═════ Task input ═════
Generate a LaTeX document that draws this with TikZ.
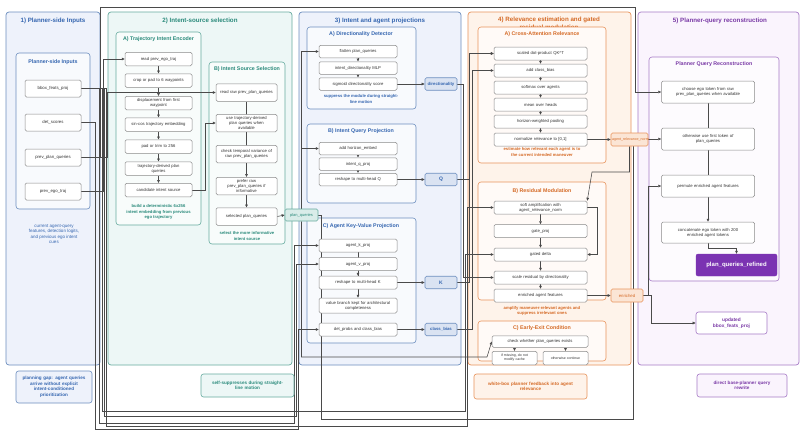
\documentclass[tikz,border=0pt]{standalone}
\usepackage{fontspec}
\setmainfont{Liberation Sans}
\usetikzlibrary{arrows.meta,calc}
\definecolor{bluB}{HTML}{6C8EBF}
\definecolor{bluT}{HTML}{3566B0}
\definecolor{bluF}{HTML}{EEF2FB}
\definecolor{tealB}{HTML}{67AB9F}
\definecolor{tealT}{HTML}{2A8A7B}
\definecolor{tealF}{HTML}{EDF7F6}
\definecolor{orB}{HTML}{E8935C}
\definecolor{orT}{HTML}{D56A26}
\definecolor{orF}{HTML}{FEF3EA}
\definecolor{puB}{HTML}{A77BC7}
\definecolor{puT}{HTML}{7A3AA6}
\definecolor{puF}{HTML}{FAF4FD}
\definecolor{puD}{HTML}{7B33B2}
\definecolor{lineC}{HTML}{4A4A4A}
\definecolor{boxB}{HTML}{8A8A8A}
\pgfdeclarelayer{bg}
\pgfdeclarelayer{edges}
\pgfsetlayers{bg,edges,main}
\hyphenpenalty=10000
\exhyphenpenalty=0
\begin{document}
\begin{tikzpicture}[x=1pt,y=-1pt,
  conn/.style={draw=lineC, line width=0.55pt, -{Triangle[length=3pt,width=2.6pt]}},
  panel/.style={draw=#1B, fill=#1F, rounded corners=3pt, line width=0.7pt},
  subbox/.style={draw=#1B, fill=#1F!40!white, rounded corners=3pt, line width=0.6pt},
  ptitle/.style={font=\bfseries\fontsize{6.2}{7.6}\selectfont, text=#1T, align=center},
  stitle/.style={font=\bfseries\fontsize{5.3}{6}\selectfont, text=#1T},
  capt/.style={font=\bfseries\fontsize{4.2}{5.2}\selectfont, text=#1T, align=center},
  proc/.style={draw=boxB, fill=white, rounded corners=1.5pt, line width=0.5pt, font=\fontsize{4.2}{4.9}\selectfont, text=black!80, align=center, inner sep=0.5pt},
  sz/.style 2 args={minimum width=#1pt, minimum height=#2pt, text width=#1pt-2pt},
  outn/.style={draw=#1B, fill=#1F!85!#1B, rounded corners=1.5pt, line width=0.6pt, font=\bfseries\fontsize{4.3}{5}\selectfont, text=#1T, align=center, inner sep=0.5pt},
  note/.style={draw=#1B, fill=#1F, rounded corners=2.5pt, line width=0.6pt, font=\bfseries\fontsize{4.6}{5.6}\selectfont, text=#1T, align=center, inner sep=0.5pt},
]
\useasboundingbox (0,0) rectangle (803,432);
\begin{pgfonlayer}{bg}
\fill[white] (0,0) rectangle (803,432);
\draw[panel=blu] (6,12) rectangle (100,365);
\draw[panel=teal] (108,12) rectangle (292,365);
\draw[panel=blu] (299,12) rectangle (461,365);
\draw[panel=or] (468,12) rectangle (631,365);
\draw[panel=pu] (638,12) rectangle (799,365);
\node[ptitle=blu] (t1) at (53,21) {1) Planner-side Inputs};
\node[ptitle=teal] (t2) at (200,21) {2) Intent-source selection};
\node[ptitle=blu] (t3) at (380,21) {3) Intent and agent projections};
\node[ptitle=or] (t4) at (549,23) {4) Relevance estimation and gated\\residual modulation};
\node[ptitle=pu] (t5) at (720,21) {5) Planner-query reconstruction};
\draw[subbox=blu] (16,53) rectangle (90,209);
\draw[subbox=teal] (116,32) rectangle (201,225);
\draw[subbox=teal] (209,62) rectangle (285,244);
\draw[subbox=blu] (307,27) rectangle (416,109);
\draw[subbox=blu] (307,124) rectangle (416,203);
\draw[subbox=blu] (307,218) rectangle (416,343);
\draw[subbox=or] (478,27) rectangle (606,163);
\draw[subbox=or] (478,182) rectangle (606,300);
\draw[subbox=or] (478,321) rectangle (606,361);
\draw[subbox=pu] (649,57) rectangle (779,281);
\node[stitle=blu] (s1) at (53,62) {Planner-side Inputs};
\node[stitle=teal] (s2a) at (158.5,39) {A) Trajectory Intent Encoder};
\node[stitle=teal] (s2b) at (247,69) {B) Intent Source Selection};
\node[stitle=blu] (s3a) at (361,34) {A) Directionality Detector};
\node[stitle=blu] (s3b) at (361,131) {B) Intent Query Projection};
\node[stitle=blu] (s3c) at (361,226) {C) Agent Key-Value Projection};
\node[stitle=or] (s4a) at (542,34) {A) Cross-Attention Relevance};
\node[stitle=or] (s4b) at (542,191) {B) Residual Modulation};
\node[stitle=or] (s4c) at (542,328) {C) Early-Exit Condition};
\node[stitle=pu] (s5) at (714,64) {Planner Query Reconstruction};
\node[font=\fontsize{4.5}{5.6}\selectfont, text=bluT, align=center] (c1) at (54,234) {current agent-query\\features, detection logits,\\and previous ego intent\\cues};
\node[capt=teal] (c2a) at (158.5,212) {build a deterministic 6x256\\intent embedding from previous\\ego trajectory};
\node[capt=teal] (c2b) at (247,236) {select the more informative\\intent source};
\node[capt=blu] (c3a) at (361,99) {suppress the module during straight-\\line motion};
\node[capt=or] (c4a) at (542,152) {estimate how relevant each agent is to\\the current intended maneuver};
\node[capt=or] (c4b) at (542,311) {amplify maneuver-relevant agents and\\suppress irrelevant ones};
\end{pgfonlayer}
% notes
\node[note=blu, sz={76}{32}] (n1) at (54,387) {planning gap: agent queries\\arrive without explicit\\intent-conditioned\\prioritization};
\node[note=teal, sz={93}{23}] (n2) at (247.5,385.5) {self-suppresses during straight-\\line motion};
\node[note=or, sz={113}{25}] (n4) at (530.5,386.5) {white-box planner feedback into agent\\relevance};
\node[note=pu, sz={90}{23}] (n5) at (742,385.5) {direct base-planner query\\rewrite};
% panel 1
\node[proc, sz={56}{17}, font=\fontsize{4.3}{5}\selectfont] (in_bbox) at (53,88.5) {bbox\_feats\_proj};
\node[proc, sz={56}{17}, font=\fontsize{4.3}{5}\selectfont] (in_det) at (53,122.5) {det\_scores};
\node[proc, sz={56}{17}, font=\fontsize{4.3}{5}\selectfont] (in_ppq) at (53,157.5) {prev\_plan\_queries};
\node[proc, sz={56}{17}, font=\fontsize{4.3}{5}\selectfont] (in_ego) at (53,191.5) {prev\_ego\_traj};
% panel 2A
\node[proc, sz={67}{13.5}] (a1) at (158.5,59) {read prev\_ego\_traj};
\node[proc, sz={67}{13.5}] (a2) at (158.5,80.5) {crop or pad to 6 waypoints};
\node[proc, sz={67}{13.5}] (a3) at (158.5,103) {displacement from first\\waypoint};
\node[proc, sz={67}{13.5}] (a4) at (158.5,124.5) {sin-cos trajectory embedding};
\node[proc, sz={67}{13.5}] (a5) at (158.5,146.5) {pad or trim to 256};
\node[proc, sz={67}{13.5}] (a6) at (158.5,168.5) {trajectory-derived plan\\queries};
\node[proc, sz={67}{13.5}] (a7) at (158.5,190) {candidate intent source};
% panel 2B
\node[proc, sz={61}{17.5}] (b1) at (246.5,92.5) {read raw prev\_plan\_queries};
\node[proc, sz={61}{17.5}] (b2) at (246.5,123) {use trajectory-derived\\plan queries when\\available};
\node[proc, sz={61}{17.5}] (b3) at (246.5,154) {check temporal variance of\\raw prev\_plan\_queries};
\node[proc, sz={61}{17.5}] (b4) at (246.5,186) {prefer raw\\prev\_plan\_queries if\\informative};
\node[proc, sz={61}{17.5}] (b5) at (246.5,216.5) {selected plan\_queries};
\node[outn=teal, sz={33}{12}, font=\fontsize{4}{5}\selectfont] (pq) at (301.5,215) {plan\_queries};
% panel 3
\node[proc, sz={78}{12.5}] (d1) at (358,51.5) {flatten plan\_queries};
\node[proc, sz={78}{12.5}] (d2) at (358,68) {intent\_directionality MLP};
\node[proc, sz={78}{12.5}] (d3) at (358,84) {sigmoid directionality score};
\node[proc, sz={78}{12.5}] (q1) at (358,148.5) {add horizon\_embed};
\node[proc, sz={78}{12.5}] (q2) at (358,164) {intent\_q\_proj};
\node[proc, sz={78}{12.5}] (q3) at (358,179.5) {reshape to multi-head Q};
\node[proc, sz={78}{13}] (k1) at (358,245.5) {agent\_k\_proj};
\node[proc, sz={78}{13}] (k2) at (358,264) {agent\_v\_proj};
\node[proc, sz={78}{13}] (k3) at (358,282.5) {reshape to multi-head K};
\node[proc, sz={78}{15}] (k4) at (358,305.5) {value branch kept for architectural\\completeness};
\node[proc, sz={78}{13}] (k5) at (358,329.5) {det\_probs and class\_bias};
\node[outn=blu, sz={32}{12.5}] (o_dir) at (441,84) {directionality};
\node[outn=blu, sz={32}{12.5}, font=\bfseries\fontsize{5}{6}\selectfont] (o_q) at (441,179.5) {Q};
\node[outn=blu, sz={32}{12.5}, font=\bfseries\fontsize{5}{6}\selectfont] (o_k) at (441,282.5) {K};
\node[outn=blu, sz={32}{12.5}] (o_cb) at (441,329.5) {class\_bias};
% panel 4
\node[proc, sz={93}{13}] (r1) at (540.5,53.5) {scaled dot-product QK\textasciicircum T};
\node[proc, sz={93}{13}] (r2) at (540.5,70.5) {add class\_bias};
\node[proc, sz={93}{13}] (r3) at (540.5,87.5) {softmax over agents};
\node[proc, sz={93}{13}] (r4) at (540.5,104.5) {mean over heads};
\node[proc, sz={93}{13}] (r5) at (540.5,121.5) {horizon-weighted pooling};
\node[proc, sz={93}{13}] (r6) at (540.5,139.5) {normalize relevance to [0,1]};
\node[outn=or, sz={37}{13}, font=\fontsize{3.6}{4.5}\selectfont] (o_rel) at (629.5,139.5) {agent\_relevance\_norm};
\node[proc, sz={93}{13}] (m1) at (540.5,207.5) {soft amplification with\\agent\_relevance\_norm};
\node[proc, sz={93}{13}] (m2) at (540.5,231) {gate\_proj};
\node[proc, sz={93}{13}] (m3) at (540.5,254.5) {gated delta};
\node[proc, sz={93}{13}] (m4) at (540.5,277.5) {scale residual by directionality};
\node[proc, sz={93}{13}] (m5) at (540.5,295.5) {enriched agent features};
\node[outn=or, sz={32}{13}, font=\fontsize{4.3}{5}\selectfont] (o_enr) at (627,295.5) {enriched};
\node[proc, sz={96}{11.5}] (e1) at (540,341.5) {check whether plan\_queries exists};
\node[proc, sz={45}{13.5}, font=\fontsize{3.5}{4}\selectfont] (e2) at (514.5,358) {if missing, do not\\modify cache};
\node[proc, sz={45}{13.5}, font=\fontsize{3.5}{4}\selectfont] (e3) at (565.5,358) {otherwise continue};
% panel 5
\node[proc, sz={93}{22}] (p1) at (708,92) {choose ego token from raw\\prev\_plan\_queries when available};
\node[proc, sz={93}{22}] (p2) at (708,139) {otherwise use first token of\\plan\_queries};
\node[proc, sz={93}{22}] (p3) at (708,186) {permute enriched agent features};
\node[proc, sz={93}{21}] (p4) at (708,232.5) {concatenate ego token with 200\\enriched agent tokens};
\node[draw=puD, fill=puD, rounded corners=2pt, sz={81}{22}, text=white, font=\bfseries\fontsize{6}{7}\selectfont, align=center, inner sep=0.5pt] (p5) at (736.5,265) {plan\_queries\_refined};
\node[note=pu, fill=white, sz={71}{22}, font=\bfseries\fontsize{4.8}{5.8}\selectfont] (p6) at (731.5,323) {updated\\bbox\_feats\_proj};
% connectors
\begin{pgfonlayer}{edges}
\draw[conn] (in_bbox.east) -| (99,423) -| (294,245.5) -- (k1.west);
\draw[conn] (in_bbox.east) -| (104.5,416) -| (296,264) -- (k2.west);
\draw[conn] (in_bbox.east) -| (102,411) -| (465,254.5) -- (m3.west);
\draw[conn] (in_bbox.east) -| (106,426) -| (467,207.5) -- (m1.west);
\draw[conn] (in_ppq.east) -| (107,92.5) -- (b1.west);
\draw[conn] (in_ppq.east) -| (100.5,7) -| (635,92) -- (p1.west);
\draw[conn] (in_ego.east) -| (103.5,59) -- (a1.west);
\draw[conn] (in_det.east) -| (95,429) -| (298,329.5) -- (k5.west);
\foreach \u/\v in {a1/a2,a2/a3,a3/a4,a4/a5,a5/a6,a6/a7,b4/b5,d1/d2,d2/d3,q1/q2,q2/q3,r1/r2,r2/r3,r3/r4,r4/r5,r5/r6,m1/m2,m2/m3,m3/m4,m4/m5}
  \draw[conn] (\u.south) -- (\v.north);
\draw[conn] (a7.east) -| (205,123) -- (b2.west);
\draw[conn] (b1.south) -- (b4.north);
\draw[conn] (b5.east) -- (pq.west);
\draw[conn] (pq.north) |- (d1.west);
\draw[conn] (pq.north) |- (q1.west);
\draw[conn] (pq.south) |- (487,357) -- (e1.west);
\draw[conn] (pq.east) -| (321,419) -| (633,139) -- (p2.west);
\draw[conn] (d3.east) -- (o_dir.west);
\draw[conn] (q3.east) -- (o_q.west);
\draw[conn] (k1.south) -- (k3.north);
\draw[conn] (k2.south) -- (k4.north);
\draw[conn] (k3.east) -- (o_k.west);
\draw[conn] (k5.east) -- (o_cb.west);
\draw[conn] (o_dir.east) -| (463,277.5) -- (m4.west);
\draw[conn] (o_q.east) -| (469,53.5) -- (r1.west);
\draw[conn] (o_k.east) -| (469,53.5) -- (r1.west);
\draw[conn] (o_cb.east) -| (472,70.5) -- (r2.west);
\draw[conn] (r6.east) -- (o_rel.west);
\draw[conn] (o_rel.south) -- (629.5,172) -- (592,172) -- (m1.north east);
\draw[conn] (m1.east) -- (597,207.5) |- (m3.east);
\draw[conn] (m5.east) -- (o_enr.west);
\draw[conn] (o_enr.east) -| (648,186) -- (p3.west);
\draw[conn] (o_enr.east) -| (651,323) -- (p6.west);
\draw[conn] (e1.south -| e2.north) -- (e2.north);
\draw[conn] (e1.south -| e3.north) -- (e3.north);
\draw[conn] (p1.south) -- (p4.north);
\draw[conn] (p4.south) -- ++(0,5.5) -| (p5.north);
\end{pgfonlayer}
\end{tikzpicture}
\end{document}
═════
═════ Task input ═════
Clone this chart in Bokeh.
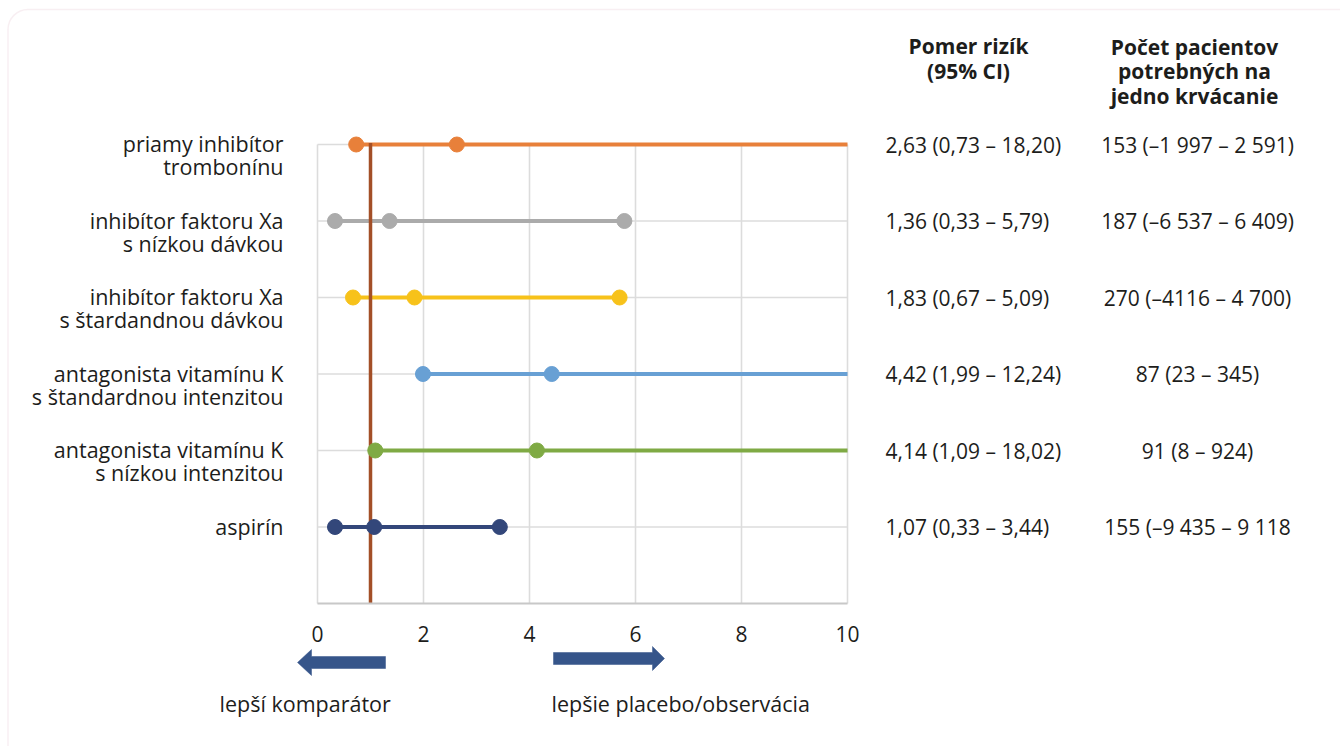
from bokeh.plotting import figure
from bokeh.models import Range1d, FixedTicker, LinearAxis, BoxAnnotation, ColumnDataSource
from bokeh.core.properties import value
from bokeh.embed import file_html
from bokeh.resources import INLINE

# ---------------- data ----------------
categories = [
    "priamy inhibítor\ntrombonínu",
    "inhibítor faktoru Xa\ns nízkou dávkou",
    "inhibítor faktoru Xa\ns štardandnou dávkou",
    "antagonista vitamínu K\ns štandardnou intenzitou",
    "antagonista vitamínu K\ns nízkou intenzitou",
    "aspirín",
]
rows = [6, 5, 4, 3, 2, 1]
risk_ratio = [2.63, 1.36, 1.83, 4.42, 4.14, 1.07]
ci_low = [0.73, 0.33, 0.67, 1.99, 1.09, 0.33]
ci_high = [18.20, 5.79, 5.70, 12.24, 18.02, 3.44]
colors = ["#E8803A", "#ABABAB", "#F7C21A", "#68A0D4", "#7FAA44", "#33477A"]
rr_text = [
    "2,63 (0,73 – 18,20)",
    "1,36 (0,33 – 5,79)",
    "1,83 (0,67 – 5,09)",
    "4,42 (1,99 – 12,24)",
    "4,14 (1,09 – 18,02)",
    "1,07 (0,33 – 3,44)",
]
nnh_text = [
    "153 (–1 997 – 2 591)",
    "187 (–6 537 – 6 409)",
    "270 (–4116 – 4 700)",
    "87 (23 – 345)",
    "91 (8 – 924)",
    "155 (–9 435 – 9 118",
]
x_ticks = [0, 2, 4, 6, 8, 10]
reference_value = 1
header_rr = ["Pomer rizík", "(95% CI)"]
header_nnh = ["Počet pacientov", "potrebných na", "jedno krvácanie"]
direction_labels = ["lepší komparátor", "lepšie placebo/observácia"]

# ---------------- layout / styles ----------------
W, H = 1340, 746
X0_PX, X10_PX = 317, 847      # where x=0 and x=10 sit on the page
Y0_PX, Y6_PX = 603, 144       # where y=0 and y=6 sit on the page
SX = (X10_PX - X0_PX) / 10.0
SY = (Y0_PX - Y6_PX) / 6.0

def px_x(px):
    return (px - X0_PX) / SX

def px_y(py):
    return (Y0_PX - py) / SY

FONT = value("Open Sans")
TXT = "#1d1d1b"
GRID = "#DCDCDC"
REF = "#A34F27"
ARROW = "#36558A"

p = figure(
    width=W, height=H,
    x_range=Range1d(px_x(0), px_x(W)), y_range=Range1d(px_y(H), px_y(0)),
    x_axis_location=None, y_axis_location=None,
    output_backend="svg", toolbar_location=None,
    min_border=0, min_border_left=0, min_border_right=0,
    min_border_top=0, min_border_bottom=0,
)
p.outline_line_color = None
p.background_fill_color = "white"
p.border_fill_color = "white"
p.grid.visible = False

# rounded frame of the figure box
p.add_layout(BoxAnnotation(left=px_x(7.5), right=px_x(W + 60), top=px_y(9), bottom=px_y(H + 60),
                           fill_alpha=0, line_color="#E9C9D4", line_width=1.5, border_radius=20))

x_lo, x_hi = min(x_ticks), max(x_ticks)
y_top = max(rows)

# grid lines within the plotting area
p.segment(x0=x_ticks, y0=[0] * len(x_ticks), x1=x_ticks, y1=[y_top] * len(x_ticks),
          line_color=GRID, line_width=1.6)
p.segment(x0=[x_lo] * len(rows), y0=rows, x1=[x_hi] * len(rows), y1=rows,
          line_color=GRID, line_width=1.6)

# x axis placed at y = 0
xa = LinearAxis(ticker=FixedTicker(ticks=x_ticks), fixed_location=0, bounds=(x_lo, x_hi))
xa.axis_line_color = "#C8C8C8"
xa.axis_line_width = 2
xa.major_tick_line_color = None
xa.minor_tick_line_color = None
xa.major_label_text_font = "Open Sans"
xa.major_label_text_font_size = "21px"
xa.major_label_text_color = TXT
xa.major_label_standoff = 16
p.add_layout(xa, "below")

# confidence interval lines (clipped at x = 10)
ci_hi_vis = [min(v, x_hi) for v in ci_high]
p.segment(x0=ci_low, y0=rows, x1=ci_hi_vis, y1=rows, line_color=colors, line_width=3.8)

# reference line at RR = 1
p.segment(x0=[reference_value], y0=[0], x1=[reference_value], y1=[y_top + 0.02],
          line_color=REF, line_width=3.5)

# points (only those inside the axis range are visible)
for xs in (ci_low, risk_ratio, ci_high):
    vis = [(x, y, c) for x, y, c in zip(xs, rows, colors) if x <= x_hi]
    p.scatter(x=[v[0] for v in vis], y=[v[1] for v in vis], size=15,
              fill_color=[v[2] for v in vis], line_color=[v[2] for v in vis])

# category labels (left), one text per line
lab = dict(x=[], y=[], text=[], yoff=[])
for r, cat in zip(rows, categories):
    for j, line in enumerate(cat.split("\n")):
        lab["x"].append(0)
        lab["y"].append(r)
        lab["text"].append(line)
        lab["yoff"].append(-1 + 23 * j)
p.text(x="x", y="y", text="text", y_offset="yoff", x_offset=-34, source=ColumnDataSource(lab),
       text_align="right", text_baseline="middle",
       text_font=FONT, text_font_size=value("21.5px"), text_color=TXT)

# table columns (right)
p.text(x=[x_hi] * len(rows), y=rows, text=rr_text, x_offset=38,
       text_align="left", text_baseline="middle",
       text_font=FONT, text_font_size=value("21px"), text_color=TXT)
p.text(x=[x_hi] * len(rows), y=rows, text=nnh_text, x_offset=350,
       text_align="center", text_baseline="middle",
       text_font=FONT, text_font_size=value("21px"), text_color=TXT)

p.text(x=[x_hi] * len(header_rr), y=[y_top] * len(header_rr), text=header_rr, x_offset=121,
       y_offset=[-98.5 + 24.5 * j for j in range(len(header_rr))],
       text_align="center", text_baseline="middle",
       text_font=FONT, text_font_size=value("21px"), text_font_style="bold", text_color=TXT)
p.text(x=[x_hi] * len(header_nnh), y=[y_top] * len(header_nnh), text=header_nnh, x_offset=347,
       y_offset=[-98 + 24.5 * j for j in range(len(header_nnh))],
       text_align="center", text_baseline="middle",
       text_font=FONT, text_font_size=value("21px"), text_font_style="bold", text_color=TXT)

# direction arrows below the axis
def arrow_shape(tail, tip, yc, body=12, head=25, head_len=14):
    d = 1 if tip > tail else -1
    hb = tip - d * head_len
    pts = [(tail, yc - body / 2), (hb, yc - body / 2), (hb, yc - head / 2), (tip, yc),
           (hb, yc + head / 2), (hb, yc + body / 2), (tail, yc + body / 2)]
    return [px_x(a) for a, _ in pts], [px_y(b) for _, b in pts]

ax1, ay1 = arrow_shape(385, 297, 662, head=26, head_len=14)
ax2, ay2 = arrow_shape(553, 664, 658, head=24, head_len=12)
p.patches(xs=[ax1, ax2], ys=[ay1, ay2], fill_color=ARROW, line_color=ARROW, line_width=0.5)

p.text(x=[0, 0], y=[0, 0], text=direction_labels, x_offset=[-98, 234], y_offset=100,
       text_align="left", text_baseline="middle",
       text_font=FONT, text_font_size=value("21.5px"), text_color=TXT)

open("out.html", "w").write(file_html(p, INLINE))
═════
═════ Task input ═════
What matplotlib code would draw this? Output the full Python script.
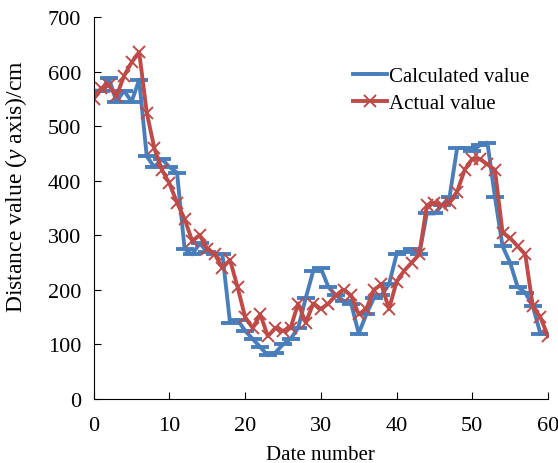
═════
__What you have to do__
Begin with the line where "Clone this chart in Bokeh." appears and end with the line where "from bokeh.resources import INLINE" appears. Copy only that stretch, exactly, with no pictures.

__Task solution__
Clone this chart in Bokeh.
from bokeh.plotting import figure
from bokeh.models import Range1d, FixedTicker, LinearAxis, BoxAnnotation, ColumnDataSource
from bokeh.core.properties import value
from bokeh.embed import file_html
from bokeh.resources import INLINE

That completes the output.